- _Data extract_
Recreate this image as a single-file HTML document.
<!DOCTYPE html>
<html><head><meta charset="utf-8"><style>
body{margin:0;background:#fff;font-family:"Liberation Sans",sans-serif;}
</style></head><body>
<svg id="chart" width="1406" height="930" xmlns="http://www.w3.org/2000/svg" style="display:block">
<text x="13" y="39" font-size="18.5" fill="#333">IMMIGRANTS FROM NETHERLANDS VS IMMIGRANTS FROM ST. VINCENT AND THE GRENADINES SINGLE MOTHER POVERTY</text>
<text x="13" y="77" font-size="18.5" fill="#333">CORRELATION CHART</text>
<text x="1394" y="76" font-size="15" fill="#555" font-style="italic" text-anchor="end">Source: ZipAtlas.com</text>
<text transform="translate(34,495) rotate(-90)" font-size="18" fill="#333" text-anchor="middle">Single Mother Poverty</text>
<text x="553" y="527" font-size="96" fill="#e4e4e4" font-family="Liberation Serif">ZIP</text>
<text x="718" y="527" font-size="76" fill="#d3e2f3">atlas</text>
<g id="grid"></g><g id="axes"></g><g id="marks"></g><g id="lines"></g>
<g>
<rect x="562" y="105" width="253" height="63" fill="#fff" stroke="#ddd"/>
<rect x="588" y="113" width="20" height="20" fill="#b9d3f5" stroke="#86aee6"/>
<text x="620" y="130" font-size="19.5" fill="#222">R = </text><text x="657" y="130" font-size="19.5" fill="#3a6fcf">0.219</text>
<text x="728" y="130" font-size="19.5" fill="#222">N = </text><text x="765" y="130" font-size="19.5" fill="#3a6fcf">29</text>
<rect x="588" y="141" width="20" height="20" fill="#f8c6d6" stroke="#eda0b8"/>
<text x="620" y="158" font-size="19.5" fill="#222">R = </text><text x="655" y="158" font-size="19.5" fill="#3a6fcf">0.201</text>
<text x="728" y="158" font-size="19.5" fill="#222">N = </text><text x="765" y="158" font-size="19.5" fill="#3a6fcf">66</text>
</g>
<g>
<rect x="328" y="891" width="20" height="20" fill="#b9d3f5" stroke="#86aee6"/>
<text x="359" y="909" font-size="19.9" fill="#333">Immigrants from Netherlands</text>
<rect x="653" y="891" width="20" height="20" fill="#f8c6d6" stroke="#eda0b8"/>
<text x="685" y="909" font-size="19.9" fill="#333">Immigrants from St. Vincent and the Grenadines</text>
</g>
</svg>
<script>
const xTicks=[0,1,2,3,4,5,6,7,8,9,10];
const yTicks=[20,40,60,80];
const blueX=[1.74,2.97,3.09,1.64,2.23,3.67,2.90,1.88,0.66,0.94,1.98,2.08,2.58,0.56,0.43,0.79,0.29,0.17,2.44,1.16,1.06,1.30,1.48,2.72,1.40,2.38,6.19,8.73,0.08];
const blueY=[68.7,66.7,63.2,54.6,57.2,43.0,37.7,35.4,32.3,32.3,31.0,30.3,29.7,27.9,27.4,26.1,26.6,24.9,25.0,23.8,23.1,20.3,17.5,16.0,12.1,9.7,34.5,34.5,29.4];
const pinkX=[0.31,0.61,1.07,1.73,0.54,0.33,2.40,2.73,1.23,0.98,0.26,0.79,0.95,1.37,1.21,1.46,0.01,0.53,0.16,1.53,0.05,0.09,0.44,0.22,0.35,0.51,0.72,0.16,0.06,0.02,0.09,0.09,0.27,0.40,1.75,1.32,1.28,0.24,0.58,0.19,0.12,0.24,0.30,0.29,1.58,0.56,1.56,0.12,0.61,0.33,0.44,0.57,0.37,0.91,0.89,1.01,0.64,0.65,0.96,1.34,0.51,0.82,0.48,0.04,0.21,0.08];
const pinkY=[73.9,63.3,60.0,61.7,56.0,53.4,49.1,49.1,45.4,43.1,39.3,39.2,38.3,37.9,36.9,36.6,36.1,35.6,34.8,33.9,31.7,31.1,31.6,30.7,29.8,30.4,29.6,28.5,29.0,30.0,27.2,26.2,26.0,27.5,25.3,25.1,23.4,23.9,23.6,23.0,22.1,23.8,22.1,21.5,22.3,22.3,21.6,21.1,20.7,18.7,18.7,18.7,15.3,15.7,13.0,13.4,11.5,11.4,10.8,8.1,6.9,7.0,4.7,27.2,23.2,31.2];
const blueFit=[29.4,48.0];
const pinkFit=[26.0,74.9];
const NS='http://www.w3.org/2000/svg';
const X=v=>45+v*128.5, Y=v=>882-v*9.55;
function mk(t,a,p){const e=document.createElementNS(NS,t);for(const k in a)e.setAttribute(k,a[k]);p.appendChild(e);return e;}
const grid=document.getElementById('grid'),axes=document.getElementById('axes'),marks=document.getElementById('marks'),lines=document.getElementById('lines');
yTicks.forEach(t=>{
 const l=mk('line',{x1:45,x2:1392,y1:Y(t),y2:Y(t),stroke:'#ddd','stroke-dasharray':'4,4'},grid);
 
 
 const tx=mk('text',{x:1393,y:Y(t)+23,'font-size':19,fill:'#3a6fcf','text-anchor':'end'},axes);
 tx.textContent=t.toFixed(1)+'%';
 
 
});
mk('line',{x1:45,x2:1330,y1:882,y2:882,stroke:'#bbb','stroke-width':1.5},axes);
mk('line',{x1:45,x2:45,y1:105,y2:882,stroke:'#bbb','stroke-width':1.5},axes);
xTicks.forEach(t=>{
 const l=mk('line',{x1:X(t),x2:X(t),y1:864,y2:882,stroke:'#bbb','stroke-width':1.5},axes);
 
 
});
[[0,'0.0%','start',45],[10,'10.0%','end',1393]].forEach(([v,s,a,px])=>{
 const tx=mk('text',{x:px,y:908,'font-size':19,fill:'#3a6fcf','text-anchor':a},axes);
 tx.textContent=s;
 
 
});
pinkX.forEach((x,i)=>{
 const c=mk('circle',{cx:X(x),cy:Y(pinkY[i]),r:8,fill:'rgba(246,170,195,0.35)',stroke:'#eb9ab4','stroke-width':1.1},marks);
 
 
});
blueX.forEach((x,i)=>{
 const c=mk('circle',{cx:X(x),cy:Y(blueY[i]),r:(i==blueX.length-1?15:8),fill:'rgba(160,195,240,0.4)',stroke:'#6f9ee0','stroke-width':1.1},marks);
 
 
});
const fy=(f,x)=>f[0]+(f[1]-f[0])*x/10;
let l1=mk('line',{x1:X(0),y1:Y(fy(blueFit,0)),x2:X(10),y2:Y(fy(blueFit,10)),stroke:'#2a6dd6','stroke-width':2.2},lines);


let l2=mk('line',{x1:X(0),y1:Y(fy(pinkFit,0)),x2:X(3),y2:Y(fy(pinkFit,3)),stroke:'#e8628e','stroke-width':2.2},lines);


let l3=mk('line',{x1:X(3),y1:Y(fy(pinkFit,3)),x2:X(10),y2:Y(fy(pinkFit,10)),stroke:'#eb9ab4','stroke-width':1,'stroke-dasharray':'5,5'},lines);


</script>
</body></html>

- _What this task involves_
Print again each line of the listing above, exactly as it appears.

- _Solution for this problem_
Recreate this image as a single-file HTML document.
<!DOCTYPE html>
<html><head><meta charset="utf-8"><style>
body{margin:0;background:#fff;font-family:"Liberation Sans",sans-serif;}
</style></head><body>
<svg id="chart" width="1406" height="930" xmlns="http://www.w3.org/2000/svg" style="display:block">
<text x="13" y="39" font-size="18.5" fill="#333">IMMIGRANTS FROM NETHERLANDS VS IMMIGRANTS FROM ST. VINCENT AND THE GRENADINES SINGLE MOTHER POVERTY</text>
<text x="13" y="77" font-size="18.5" fill="#333">CORRELATION CHART</text>
<text x="1394" y="76" font-size="15" fill="#555" font-style="italic" text-anchor="end">Source: ZipAtlas.com</text>
<text transform="translate(34,495) rotate(-90)" font-size="18" fill="#333" text-anchor="middle">Single Mother Poverty</text>
<text x="553" y="527" font-size="96" fill="#e4e4e4" font-family="Liberation Serif">ZIP</text>
<text x="718" y="527" font-size="76" fill="#d3e2f3">atlas</text>
<g id="grid"></g><g id="axes"></g><g id="marks"></g><g id="lines"></g>
<g>
<rect x="562" y="105" width="253" height="63" fill="#fff" stroke="#ddd"/>
<rect x="588" y="113" width="20" height="20" fill="#b9d3f5" stroke="#86aee6"/>
<text x="620" y="130" font-size="19.5" fill="#222">R = </text><text x="657" y="130" font-size="19.5" fill="#3a6fcf">0.219</text>
<text x="728" y="130" font-size="19.5" fill="#222">N = </text><text x="765" y="130" font-size="19.5" fill="#3a6fcf">29</text>
<rect x="588" y="141" width="20" height="20" fill="#f8c6d6" stroke="#eda0b8"/>
<text x="620" y="158" font-size="19.5" fill="#222">R = </text><text x="655" y="158" font-size="19.5" fill="#3a6fcf">0.201</text>
<text x="728" y="158" font-size="19.5" fill="#222">N = </text><text x="765" y="158" font-size="19.5" fill="#3a6fcf">66</text>
</g>
<g>
<rect x="328" y="891" width="20" height="20" fill="#b9d3f5" stroke="#86aee6"/>
<text x="359" y="909" font-size="19.9" fill="#333">Immigrants from Netherlands</text>
<rect x="653" y="891" width="20" height="20" fill="#f8c6d6" stroke="#eda0b8"/>
<text x="685" y="909" font-size="19.9" fill="#333">Immigrants from St. Vincent and the Grenadines</text>
</g>
</svg>
<script>
const xTicks=[0,1,2,3,4,5,6,7,8,9,10];
const yTicks=[20,40,60,80];
const blueX=[1.74,2.97,3.09,1.64,2.23,3.67,2.90,1.88,0.66,0.94,1.98,2.08,2.58,0.56,0.43,0.79,0.29,0.17,2.44,1.16,1.06,1.30,1.48,2.72,1.40,2.38,6.19,8.73,0.08];
const blueY=[68.7,66.7,63.2,54.6,57.2,43.0,37.7,35.4,32.3,32.3,31.0,30.3,29.7,27.9,27.4,26.1,26.6,24.9,25.0,23.8,23.1,20.3,17.5,16.0,12.1,9.7,34.5,34.5,29.4];
const pinkX=[0.31,0.61,1.07,1.73,0.54,0.33,2.40,2.73,1.23,0.98,0.26,0.79,0.95,1.37,1.21,1.46,0.01,0.53,0.16,1.53,0.05,0.09,0.44,0.22,0.35,0.51,0.72,0.16,0.06,0.02,0.09,0.09,0.27,0.40,1.75,1.32,1.28,0.24,0.58,0.19,0.12,0.24,0.30,0.29,1.58,0.56,1.56,0.12,0.61,0.33,0.44,0.57,0.37,0.91,0.89,1.01,0.64,0.65,0.96,1.34,0.51,0.82,0.48,0.04,0.21,0.08];
const pinkY=[73.9,63.3,60.0,61.7,56.0,53.4,49.1,49.1,45.4,43.1,39.3,39.2,38.3,37.9,36.9,36.6,36.1,35.6,34.8,33.9,31.7,31.1,31.6,30.7,29.8,30.4,29.6,28.5,29.0,30.0,27.2,26.2,26.0,27.5,25.3,25.1,23.4,23.9,23.6,23.0,22.1,23.8,22.1,21.5,22.3,22.3,21.6,21.1,20.7,18.7,18.7,18.7,15.3,15.7,13.0,13.4,11.5,11.4,10.8,8.1,6.9,7.0,4.7,27.2,23.2,31.2];
const blueFit=[29.4,48.0];
const pinkFit=[26.0,74.9];
const NS='http://www.w3.org/2000/svg';
const X=v=>45+v*128.5, Y=v=>882-v*9.55;
function mk(t,a,p){const e=document.createElementNS(NS,t);for(const k in a)e.setAttribute(k,a[k]);p.appendChild(e);return e;}
const grid=document.getElementById('grid'),axes=document.getElementById('axes'),marks=document.getElementById('marks'),lines=document.getElementById('lines');
yTicks.forEach(t=>{
 const l=mk('line',{x1:45,x2:1392,y1:Y(t),y2:Y(t),stroke:'#ddd','stroke-dasharray':'4,4'},grid);
 
 
 const tx=mk('text',{x:1393,y:Y(t)+23,'font-size':19,fill:'#3a6fcf','text-anchor':'end'},axes);
 tx.textContent=t.toFixed(1)+'%';
 
 
});
mk('line',{x1:45,x2:1330,y1:882,y2:882,stroke:'#bbb','stroke-width':1.5},axes);
mk('line',{x1:45,x2:45,y1:105,y2:882,stroke:'#bbb','stroke-width':1.5},axes);
xTicks.forEach(t=>{
 const l=mk('line',{x1:X(t),x2:X(t),y1:864,y2:882,stroke:'#bbb','stroke-width':1.5},axes);
 
 
});
[[0,'0.0%','start',45],[10,'10.0%','end',1393]].forEach(([v,s,a,px])=>{
 const tx=mk('text',{x:px,y:908,'font-size':19,fill:'#3a6fcf','text-anchor':a},axes);
 tx.textContent=s;
 
 
});
pinkX.forEach((x,i)=>{
 const c=mk('circle',{cx:X(x),cy:Y(pinkY[i]),r:8,fill:'rgba(246,170,195,0.35)',stroke:'#eb9ab4','stroke-width':1.1},marks);
 
 
});
blueX.forEach((x,i)=>{
 const c=mk('circle',{cx:X(x),cy:Y(blueY[i]),r:(i==blueX.length-1?15:8),fill:'rgba(160,195,240,0.4)',stroke:'#6f9ee0','stroke-width':1.1},marks);
 
 
});
const fy=(f,x)=>f[0]+(f[1]-f[0])*x/10;
let l1=mk('line',{x1:X(0),y1:Y(fy(blueFit,0)),x2:X(10),y2:Y(fy(blueFit,10)),stroke:'#2a6dd6','stroke-width':2.2},lines);


let l2=mk('line',{x1:X(0),y1:Y(fy(pinkFit,0)),x2:X(3),y2:Y(fy(pinkFit,3)),stroke:'#e8628e','stroke-width':2.2},lines);


let l3=mk('line',{x1:X(3),y1:Y(fy(pinkFit,3)),x2:X(10),y2:Y(fy(pinkFit,10)),stroke:'#eb9ab4','stroke-width':1,'stroke-dasharray':'5,5'},lines);


</script>
</body></html>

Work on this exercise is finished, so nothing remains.